Last Sunday, I participated in a Jewish Food Festival. I taught two workshops, one on making jam with honey, and another about quick pickles (the room overflowed in that one). I also sat in the marketplace and sold books when I wasn’t teaching. And I thought a lot about my own connection with Jewishness.
My mother is Jewish, which means I am too. However, she grew up in a family that was strictly secular and so during my childhood, my exposure to Judaism was limited to the All of a Kind Family books and the Passover Seders hosted by our Unitarian church.
When I was 22, I moved to Philadelphia and started to reconnect with my Jewish relatives. I gathered with them for Rosh Hashanah, Hanukkah, and Passover, and learned to make the right food (I am our official brisket maker). I still don’t know any of the appropriate Hebrew prayers, but I have always figured that silence works just as well.
Most of the time, I feel like being Jewish is an established part of my identity. The only time I feel less so? When I’m in a large meeting room full of Jews. This is in part because I don’t have any outward markers of Jewishness. I have straight light brown hair, fair skin, and blue eyes. When my sister and I were young, strangers would often ask our dark haired, olive-skinned mother if we were adopted. My last name is McClellan. There is nothing about me that communicates the fact that I am half Ashkenazi Jew.
On Sunday, after I’d taught my workshops and was back at my table in the marketplace, one of the women who had sat through my pickling workshop walked up to buy a book. She chatted excitedly about how much she had enjoyed the demonstration and how much she was looking forward to going home and making pickles.
After she bought a book and I’d signed it, she looked at my quizzically and asked, “So. McClellan. How did you wind up at a Jewish Food Festival?” I explained, “My mom is Jewish. Before she got married, her name was Susan Klein.”
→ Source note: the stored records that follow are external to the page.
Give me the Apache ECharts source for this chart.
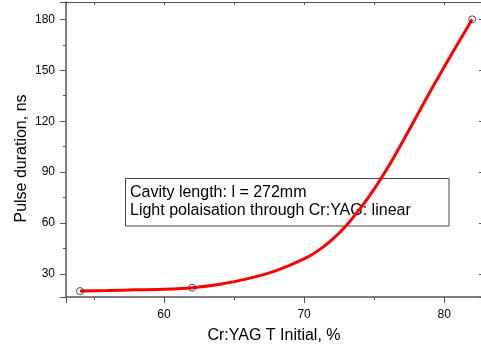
<!DOCTYPE html>
<html>
<head>
<meta charset="utf-8">
<script src="https://cdn.jsdelivr.net/npm/echarts@6/dist/echarts.min.js"></script>
<style>
html,body{margin:0;padding:0;background:#fff;}
#chart{width:481px;height:348px;}
</style>
</head>
<body>
<div id="chart"></div>
<script>
// Measured points (Cr:YAG initial transmission %, pulse duration ns)
var measuredX = [54, 62, 82];
var measuredY = [20, 22, 180];
// Fitted curve
var curveX = [54, 56, 58, 60, 62, 64, 66, 68, 70, 71, 72, 73, 74, 75, 76, 77, 78, 79, 80, 81, 82];
var curveY = [20, 20.3, 20.7, 21.1, 22, 24, 27.3, 32, 38.9, 43.8, 50.3, 58.5, 68.5, 80, 93, 107.5, 122.5, 137.5, 152, 166, 180];
var xName = 'Cr:YAG T Initial, %';
var yName = 'Pulse duration, ns';
var noteLines = ['Cavity length: l = 272mm', 'Light polaisation through Cr:YAG: linear'];

var FONT = 'Liberation Sans, Arial, sans-serif';
var chart = echarts.init(document.getElementById('chart'), null, {renderer: 'canvas'});

function zip(a, b) { return a.map(function (v, i) { return [v, b[i]]; }); }

var axisLineStyle = {color: '#555', width: 1.5};

chart.setOption({
  animation: false,
  backgroundColor: '#fff',
  grid: {left: 66, top: 2, width: 416, height: 295, containLabel: false, outerBoundsMode: 'none'},
  xAxis: [{
    type: 'value', position: 'bottom', min: 53, max: 82.7, splitNumber: 3,
    name: xName, nameLocation: 'middle', nameGap: 31, nameMoveOverlap: false,
    nameTextStyle: {fontFamily: FONT, fontSize: 16, color: '#000'},
    axisLine: {show: true, lineStyle: axisLineStyle},
    axisTick: {show: true, inside: false, length: 6, lineStyle: {color: '#555', width: 1}},
    minorTick: {show: true, splitNumber: 2, length: 3, lineStyle: {color: '#555', width: 1}},
    axisLabel: {fontFamily: FONT, fontSize: 12, color: '#000', margin: 12, showMinLabel: false, showMaxLabel: false},
    splitLine: {show: false}
  }, {
    type: 'value', position: 'top', min: 53, max: 82.7, splitNumber: 3,
    axisLine: {show: true, lineStyle: {color: '#555', width: 1}},
    axisTick: {show: true, inside: true, length: 3, lineStyle: {color: '#555', width: 1}},
    minorTick: {show: true, splitNumber: 2, length: 3, lineStyle: {color: '#555', width: 1}},
    axisLabel: {show: false},
    splitLine: {show: false}
  }],
  yAxis: [{
    type: 'value', position: 'left', min: 16.5, max: 190.2, splitNumber: 5,
    name: yName, nameLocation: 'middle', nameGap: 36, nameRotate: 90, nameMoveOverlap: false,
    nameTextStyle: {fontFamily: FONT, fontSize: 16, color: '#000', padding: [0, 18, 0, 0]},
    axisLine: {show: true, lineStyle: axisLineStyle},
    axisTick: {show: true, inside: false, length: 6, lineStyle: {color: '#555', width: 1}},
    minorTick: {show: true, splitNumber: 2, length: 3, lineStyle: {color: '#555', width: 1}},
    axisLabel: {fontFamily: FONT, fontSize: 12, color: '#000', margin: 11, showMinLabel: false, showMaxLabel: false},
    splitLine: {show: false}
  }, {
    type: 'value', position: 'right', min: 16.5, max: 190.2, splitNumber: 5,
    axisLine: {show: true, lineStyle: {color: '#555', width: 1}},
    axisTick: {show: true, inside: true, length: 3, lineStyle: {color: '#555', width: 1}},
    axisLabel: {show: false},
    splitLine: {show: false}
  }],
  series: [{
    type: 'line', xAxisIndex: 0, yAxisIndex: 0,
    data: zip(curveX, curveY), smooth: 0.3, showSymbol: false, symbol: 'none',
    lineStyle: {color: '#ff0000', width: 3}, z: 2
  }, {
    type: 'scatter', xAxisIndex: 0, yAxisIndex: 0,
    data: zip(measuredX, measuredY), symbol: 'circle', symbolSize: 7,
    itemStyle: {color: 'rgba(0,0,0,0)', borderColor: '#222', borderWidth: 1}, z: 3
  }],
  graphic: [{
    type: 'group', z: 100,
    children: [{
      type: 'rect', shape: {x: 125.5, y: 178.5, width: 323.5, height: 47.5},
      style: {fill: '#fff', stroke: '#444', lineWidth: 1}
    }, {
      type: 'text', x: 130, y: 184,
      style: {text: noteLines.join('\n'), font: '16px ' + FONT, lineHeight: 18, fill: '#000'}
    }]
  }]
});
</script>
</body>
</html>
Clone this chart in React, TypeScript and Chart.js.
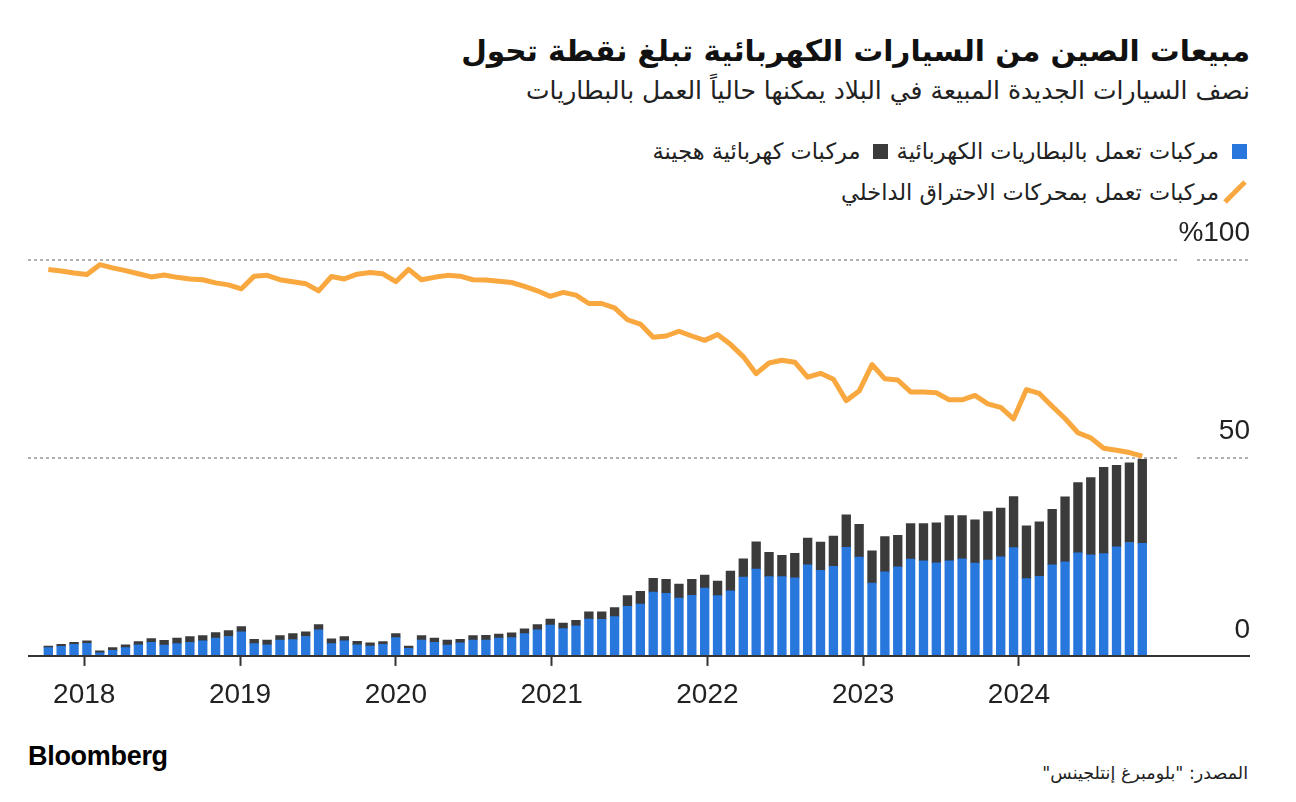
import React, { useEffect, useRef } from "react";
import { Chart, registerables } from "chart.js";

Chart.register(...registerables);

// Months (one bar per month)
const months = [
  "2017-09", "2017-10", "2017-11", "2017-12",
  "2018-01", "2018-02", "2018-03", "2018-04", "2018-05", "2018-06", "2018-07", "2018-08", "2018-09", "2018-10", "2018-11", "2018-12",
  "2019-01", "2019-02", "2019-03", "2019-04", "2019-05", "2019-06", "2019-07", "2019-08", "2019-09", "2019-10", "2019-11", "2019-12",
  "2020-01", "2020-02", "2020-03", "2020-04", "2020-05", "2020-06", "2020-07", "2020-08", "2020-09", "2020-10", "2020-11", "2020-12",
  "2021-01", "2021-02", "2021-03", "2021-04", "2021-05", "2021-06", "2021-07", "2021-08", "2021-09", "2021-10", "2021-11", "2021-12",
  "2022-01", "2022-02", "2022-03", "2022-04", "2022-05", "2022-06", "2022-07", "2022-08", "2022-09", "2022-10", "2022-11", "2022-12",
  "2023-01", "2023-02", "2023-03", "2023-04", "2023-05", "2023-06", "2023-07", "2023-08", "2023-09", "2023-10", "2023-11", "2023-12",
  "2024-01", "2024-02", "2024-03", "2024-04", "2024-05", "2024-06", "2024-07", "2024-08", "2024-09", "2024-10",
];

// Battery-electric share of new car sales (%)
const bevShare = [
  2.1, 2.4, 2.9, 3.2, 0.8, 1.4, 2.1, 2.8, 3.4, 2.7,
  3.1, 3.4, 3.8, 4.5, 4.9, 6.1, 3.1, 2.8, 4.0, 4.1,
  4.9, 6.6, 3.1, 3.8, 2.8, 2.5, 2.9, 4.6, 1.9, 4.0,
  3.4, 2.7, 3.3, 4.0, 4.0, 4.5, 4.6, 5.6, 6.6, 7.8,
  6.9, 7.6, 9.3, 9.2, 9.9, 12.5, 13.1, 16.1, 15.8, 14.6,
  15.3, 17.1, 15.2, 16.4, 19.9, 21.9, 20.0, 20.0, 19.7, 23.0,
  21.6, 22.6, 27.4, 24.9, 18.4, 21.2, 22.5, 24.4, 24.0, 23.5,
  24.0, 24.5, 23.4, 24.2, 25.0, 27.3, 19.5, 20.1, 23.0, 23.7,
  26.0, 25.5, 25.8, 27.5, 28.6, 28.4,
];

// Plug-in hybrid share of new car sales (%)
const phevShare = [
  0.4, 0.5, 0.5, 0.6, 0.5, 0.7, 0.7, 0.8, 1.0, 1.2,
  1.4, 1.5, 1.3, 1.4, 1.5, 1.3, 1.1, 1.2, 1.1, 1.5,
  1.2, 1.3, 1.2, 1.1, 0.9, 0.8, 0.7, 1.0, 0.6, 1.1,
  1.1, 1.3, 0.9, 1.1, 1.2, 1.0, 1.2, 1.2, 1.3, 1.5,
  1.4, 1.4, 1.8, 1.9, 2.3, 2.7, 3.2, 3.5, 3.5, 3.5,
  4.0, 3.3, 3.7, 5.0, 4.6, 6.9, 6.1, 5.4, 6.2, 6.7,
  7.1, 7.6, 8.2, 8.3, 8.1, 8.9, 7.9, 9.0, 9.4, 10.1,
  11.4, 10.9, 10.9, 12.2, 12.3, 12.9, 13.3, 13.7, 14.0, 16.4,
  17.7, 19.5, 21.8, 20.6, 20.1, 21.2,
];

// Internal-combustion share of new car sales (%)
const iceShare = [
  97.5, 97.1, 96.6, 96.2, 98.7, 97.9, 97.2, 96.4, 95.6, 96.1,
  95.5, 95.1, 94.9, 94.1, 93.6, 92.6, 95.8, 96.0, 94.9, 94.4,
  93.9, 92.1, 95.7, 95.1, 96.3, 96.7, 96.4, 94.4, 97.5, 94.9,
  95.5, 96.0, 95.8, 94.9, 94.8, 94.5, 94.2, 93.2, 92.1, 90.7,
  91.7, 91.0, 88.9, 88.9, 87.8, 84.8, 83.7, 80.4, 80.7, 81.9,
  80.7, 79.6, 81.1, 78.6, 75.5, 71.2, 73.9, 74.6, 74.1, 70.3,
  71.3, 69.8, 64.4, 66.8, 73.5, 69.9, 69.6, 66.6, 66.6, 66.4,
  64.6, 64.6, 65.7, 63.6, 62.7, 59.8, 67.2, 66.2, 63.0, 59.9,
  56.3, 55.0, 52.4, 51.9, 51.3, 50.4,
];

// Axis ticks
const yearTicks = [2018, 2019, 2020, 2021, 2022, 2023, 2024];
const yTicks = [0, 50, 100];

const BLUE = "#2877dd";
const DARK = "#3b3b3b";
const ORANGE = "#f9a83f";
const NUM_FONT = '"Liberation Sans", Arial, sans-serif';
const AR_FONT = '"DejaVu Sans", sans-serif';

const guidePlugin = {
  id: "guides",
  beforeDatasetsDraw(chart: any) {
    const { ctx, chartArea, scales } = chart;
    const y = scales.y;
    ctx.save();
    ctx.strokeStyle = "#b0b0b0";
    ctx.lineWidth = 2;
    ctx.setLineDash([3, 3]);
    yTicks.forEach((v) => {
      if (v === 0) return;
      const py = Math.round(y.getPixelForValue(v));
      ctx.beginPath();
      ctx.moveTo(chartArea.left, py);
      ctx.lineTo(chartArea.right - 73, py);
      ctx.moveTo(chartArea.right - 53, py);
      ctx.lineTo(chartArea.right - 2, py);
      ctx.stroke();
    });
    ctx.restore();
  },
  afterDatasetsDraw(chart: any) {
    const { ctx, chartArea, scales } = chart;
    const py = scales.y.getPixelForValue(0);
    ctx.save();
    ctx.strokeStyle = "#333333";
    ctx.lineWidth = 2;
    ctx.beginPath();
    ctx.moveTo(chartArea.left, py);
    ctx.lineTo(chartArea.right, py);
    ctx.stroke();
    ctx.restore();
  },
};

function ChartCanvas() {
  const ref = useRef<HTMLCanvasElement>(null);
  useEffect(() => {
    if (!ref.current) return;
    const chart = new Chart(ref.current, {
      type: "bar",
      data: {
        labels: months,
        datasets: [
          {
            type: "line",
            label: "ICE",
            data: iceShare.map((v, i) => ({ x: i, y: v })),
            borderColor: ORANGE,
            borderWidth: 5,
            pointRadius: 0,
            tension: 0,
            borderJoinStyle: "round",
            fill: false,
            stack: "ice",
            order: 0,
          } as any,
          {
            type: "bar",
            label: "BEV",
            data: bevShare.map((v, i) => ({ x: i, y: v })),
            backgroundColor: BLUE,
            barThickness: 8.7,
            stack: "ev",
            order: 1,
          },
          {
            type: "bar",
            label: "PHEV",
            data: phevShare.map((v, i) => ({ x: i, y: v })),
            backgroundColor: DARK,
            barThickness: 8.7,
            stack: "ev",
            order: 1,
          },
        ],
      },
      options: {
        animation: false,
        responsive: false,
        events: [],
        layout: { padding: { left: 28, right: 46, top: 59.5, bottom: 4.5 } },
        plugins: {
          legend: { display: false },
          tooltip: { enabled: false },
          title: { display: false },
        },
        scales: {
          x: {
            type: "linear",
            display: false,
            min: -1.577,
            max: 93.37,
            bounds: "data",
            offset: false,
            stacked: true,
          },
          xYear: {
            type: "linear",
            position: "bottom",
            min: 2017.639,
            max: 2025.483,
            bounds: "data",
            offset: false,
            afterBuildTicks: (scale: any) => {
              scale.ticks = yearTicks.map((v) => ({ value: v }));
            },
            grid: {
              offset: false,
              drawOnChartArea: false,
              drawTicks: true,
              tickLength: 10,
              tickWidth: 2,
              tickColor: "#333333",
            },
            border: { display: false },
            ticks: {
              autoSkip: false,
              maxRotation: 0,
              padding: 13,
              color: "#222222",
              font: { family: NUM_FONT, size: 28 },
              callback: (v: any) => String(v),
            },
          },
          y: {
            type: "linear",
            position: "right",
            min: 0,
            max: 100,
            bounds: "data",
            stacked: true,
            afterBuildTicks: (scale: any) => {
              scale.ticks = yTicks.map((v) => ({ value: v }));
            },
            grid: { display: false, drawTicks: false },
            border: { display: false },
            ticks: {
              mirror: true,
              padding: 0,
              labelOffset: -26,
              color: "#222222",
              font: { family: NUM_FONT, size: 28 },
              callback: (v: any) => (v === 100 ? "%100" : String(v)),
            },
          },
        },
      } as any,
      plugins: [guidePlugin],
    });
    return () => chart.destroy();
  }, []);
  return <canvas ref={ref} width={1296} height={530} style={{ width: 1296, height: 530, display: "block" }} />;
}

export default function App() {
  return (
    <div
      style={{
        position: "fixed",
        left: 0,
        top: 0,
        width: 1296,
        height: 802,
        background: "#ffffff",
        overflow: "hidden",
      }}
    >
      <div
        dir="rtl"
        style={{
          position: "absolute",
          right: 46,
          top: 29,
          fontFamily: AR_FONT,
          fontWeight: 700,
          fontSize: 29.6,
          lineHeight: "44px",
          color: "#111111",
          whiteSpace: "nowrap",
        }}
      >
        مبيعات الصين من السيارات الكهربائية تبلغ نقطة تحول
      </div>
      <div
        dir="rtl"
        style={{
          position: "absolute",
          right: 46,
          top: 73,
          fontFamily: AR_FONT,
          fontSize: 25,
          lineHeight: "36px",
          color: "#222222",
          whiteSpace: "nowrap",
        }}
      >
        نصف السيارات الجديدة المبيعة في البلاد يمكنها حالياً العمل بالبطاريات
      </div>

      <div
        dir="rtl"
        style={{
          position: "absolute",
          right: 49,
          top: 136,
          height: 30,
          display: "flex",
          alignItems: "center",
          fontFamily: AR_FONT,
          fontSize: 22.5,
          color: "#222222",
          whiteSpace: "nowrap",
        }}
      >
        <span style={{ width: 15, height: 15, background: BLUE, display: "inline-block", marginLeft: 13, flex: "none" }} />
        <span>مركبات تعمل بالبطاريات الكهربائية</span>
        <span style={{ width: 15, height: 15, background: DARK, display: "inline-block", marginRight: 9, marginLeft: 12, flex: "none" }} />
        <span>مركبات كهربائية هجينة</span>
      </div>
      <div
        dir="rtl"
        style={{
          position: "absolute",
          right: 49,
          top: 177,
          height: 30,
          display: "flex",
          alignItems: "center",
          fontFamily: AR_FONT,
          fontSize: 22.5,
          color: "#222222",
          whiteSpace: "nowrap",
        }}
      >
        <svg width={24} height={24} style={{ marginLeft: 4, display: "block", flex: "none" }}>
          <line x1={2} y1={22} x2={22} y2={2} stroke={ORANGE} strokeWidth={5} />
        </svg>
        <span>مركبات تعمل بمحركات الاحتراق الداخلي</span>
      </div>

      <div style={{ position: "absolute", left: 0, top: 200 }}>
        <ChartCanvas />
      </div>

      <div
        style={{
          position: "absolute",
          left: 28,
          top: 739,
          fontFamily: '"Liberation Sans", Arial, sans-serif',
          fontWeight: 700,
          fontSize: 27,
          letterSpacing: "-0.3px",
          color: "#000000",
          lineHeight: "34px",
        }}
      >
        Bloomberg
      </div>
      <div
        dir="rtl"
        style={{
          position: "absolute",
          right: 48,
          top: 760,
          fontFamily: AR_FONT,
          fontSize: 17.5,
          lineHeight: "26px",
          color: "#222222",
          whiteSpace: "nowrap",
        }}
      >
        المصدر: "بلومبرغ إنتلجينس"
      </div>
    </div>
  );
}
I could see her scanning my face, searching for features that could back up my claim. She must have seen something that satisfied her, because she let out a small Ah! and gave me an even brighter smile.
Of course, the welcome in that smile raises a whole host of other issues for me (chief among them being the fact that I chafe at the idea of one group being a Chosen People), but in the moment a part of me was soothed by the acknowledgement.